Sunday, November 18, 2012

Looking Up.

When I was a little girl, I remember my childhood home as acres of rolling green and riotous color. My mother’s carefully cultivated rock gardens meandered along gravel paths, an explosion of spring blooms that forever sealed my floral preferences. Lush green blades of grass faded into a dark wood beyond the wooden fence, a fertile ground for my imagination. 

The black-shuttered house looms large in my memory, a castle in the country where hidden rooms and great horned owls and raccoons and Saint Bernards and skunks named Florabelle are the stuff of reality, not fantasy.

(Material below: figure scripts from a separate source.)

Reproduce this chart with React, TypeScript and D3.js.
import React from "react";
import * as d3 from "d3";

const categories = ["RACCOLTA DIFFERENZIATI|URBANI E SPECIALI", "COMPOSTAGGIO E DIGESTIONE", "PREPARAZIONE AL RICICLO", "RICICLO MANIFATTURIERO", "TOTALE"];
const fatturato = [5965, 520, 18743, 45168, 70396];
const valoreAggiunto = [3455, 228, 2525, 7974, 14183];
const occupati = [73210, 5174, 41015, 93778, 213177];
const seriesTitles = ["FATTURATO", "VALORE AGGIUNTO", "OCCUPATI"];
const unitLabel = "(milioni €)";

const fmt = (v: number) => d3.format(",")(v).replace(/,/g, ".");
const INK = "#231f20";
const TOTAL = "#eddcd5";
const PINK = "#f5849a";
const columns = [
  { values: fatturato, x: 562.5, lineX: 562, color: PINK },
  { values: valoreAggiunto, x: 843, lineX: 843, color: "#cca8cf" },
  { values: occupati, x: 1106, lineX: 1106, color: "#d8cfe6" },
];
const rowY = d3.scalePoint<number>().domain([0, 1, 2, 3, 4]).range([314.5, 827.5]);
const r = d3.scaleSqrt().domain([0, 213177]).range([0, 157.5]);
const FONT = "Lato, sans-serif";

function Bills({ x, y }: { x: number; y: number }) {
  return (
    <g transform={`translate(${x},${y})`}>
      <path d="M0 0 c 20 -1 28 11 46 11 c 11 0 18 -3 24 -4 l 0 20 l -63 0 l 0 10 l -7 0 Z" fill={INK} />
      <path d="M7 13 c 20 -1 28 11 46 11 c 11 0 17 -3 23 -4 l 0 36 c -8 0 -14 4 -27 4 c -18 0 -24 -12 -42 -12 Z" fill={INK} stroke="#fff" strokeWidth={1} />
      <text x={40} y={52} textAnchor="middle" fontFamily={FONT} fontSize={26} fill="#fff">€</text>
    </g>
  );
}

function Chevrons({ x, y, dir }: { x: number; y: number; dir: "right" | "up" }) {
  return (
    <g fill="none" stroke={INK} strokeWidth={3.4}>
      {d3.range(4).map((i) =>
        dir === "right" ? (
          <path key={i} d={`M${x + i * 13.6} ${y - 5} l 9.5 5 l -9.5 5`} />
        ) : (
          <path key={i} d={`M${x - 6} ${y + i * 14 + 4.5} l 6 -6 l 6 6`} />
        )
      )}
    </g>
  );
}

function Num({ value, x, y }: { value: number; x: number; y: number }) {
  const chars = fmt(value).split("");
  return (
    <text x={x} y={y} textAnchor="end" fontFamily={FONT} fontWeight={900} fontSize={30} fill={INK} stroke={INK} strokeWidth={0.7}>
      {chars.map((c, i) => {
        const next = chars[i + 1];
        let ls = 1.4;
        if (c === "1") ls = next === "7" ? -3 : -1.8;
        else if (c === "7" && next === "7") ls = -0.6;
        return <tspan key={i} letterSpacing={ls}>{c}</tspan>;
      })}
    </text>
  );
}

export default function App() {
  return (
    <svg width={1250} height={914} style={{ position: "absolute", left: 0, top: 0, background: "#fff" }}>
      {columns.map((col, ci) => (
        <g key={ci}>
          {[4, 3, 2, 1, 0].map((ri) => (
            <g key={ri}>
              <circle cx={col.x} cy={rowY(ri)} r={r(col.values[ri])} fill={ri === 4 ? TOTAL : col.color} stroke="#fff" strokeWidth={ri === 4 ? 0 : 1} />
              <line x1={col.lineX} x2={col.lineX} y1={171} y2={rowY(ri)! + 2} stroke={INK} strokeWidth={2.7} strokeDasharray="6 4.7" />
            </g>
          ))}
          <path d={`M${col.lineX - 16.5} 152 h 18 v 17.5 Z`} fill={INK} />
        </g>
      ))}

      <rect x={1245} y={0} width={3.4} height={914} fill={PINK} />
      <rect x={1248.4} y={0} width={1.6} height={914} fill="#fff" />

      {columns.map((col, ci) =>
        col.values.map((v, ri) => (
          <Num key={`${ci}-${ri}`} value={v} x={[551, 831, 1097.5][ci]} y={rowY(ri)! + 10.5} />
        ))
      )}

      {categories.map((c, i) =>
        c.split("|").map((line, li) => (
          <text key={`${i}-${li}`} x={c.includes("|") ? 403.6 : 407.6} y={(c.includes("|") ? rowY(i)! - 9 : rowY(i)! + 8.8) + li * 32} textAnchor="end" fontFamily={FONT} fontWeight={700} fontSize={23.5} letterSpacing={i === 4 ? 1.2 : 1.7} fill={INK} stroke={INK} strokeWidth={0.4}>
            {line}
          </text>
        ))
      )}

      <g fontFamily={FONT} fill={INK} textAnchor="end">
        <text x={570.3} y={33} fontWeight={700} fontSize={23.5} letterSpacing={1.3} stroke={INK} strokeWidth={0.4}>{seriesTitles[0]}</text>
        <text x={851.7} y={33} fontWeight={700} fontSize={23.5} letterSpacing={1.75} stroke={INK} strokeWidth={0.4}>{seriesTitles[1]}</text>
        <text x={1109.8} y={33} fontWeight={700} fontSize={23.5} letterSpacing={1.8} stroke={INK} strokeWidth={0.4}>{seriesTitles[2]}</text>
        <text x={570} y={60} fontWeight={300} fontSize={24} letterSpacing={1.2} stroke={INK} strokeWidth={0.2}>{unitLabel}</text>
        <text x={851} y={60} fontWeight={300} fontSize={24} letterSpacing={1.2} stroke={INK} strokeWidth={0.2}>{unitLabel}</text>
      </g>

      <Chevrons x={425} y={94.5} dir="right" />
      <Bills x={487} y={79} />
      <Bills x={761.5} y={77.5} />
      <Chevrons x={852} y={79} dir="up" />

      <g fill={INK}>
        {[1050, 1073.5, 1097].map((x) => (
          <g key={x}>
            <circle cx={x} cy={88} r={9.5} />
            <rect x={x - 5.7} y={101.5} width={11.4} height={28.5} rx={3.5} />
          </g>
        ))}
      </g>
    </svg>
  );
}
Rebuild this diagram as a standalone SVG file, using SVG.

And my own black-shuttered house with its Dutch door and picket fence. Where I would watch the red flag on the mailbox to see what treasure the fairies had left behind. A fantastical escape where I would carefully navigate spiders. And ants. And earwigs.

That my father, with the greatest paternal love, told me will crawl into my ears and lay eggs before eating their way through my brain before exiting the other side. Which he proved years later courtesy of Ricardo Montalban’s thespian trek into William Shatner’s stars.

Which is why I don’t lay on the ground. Ever.

But lying here prone on the ground, I have an overwhelming urge to simply close my eyes and forget the world around me.

The world that is Paradise Bakery. In the middle of the lunch hour. Where I am flat on my back, my ears ringing and my tailbone screaming and my peep toes and slim grey dress crawling with tortilla chips and bloody red tomato soup.

“Ma’am, are you okay? You took an awful fall. Do you want us to call the paramedics?”

Staring up at his worried and wizened face, I know that he doesn’t understand that ever since the first time I called the paramedics my life has been in free fall and that this ignominious fall from 3.5-inch grace barely registers. He doesn’t know that today I will put in 12 hours of work, squeeze in two doctor’s appointments, navigate hours of hockey practice with my son, and rush home to spend precious minutes with the daughter who tells me daily she doesn’t have enough time with me. That I am here because I did not have time to make a lunch because I have woken up late every morning for the past two weeks. And the weary, frustrated and lonely me wants nothing more than to unload in a messy tortilla-chips-and-tomato-soup explosion. Ever cautious and burned by more than soup, I push her aside and look up.

“I don’t suppose they’ll be able to rescue my soup?”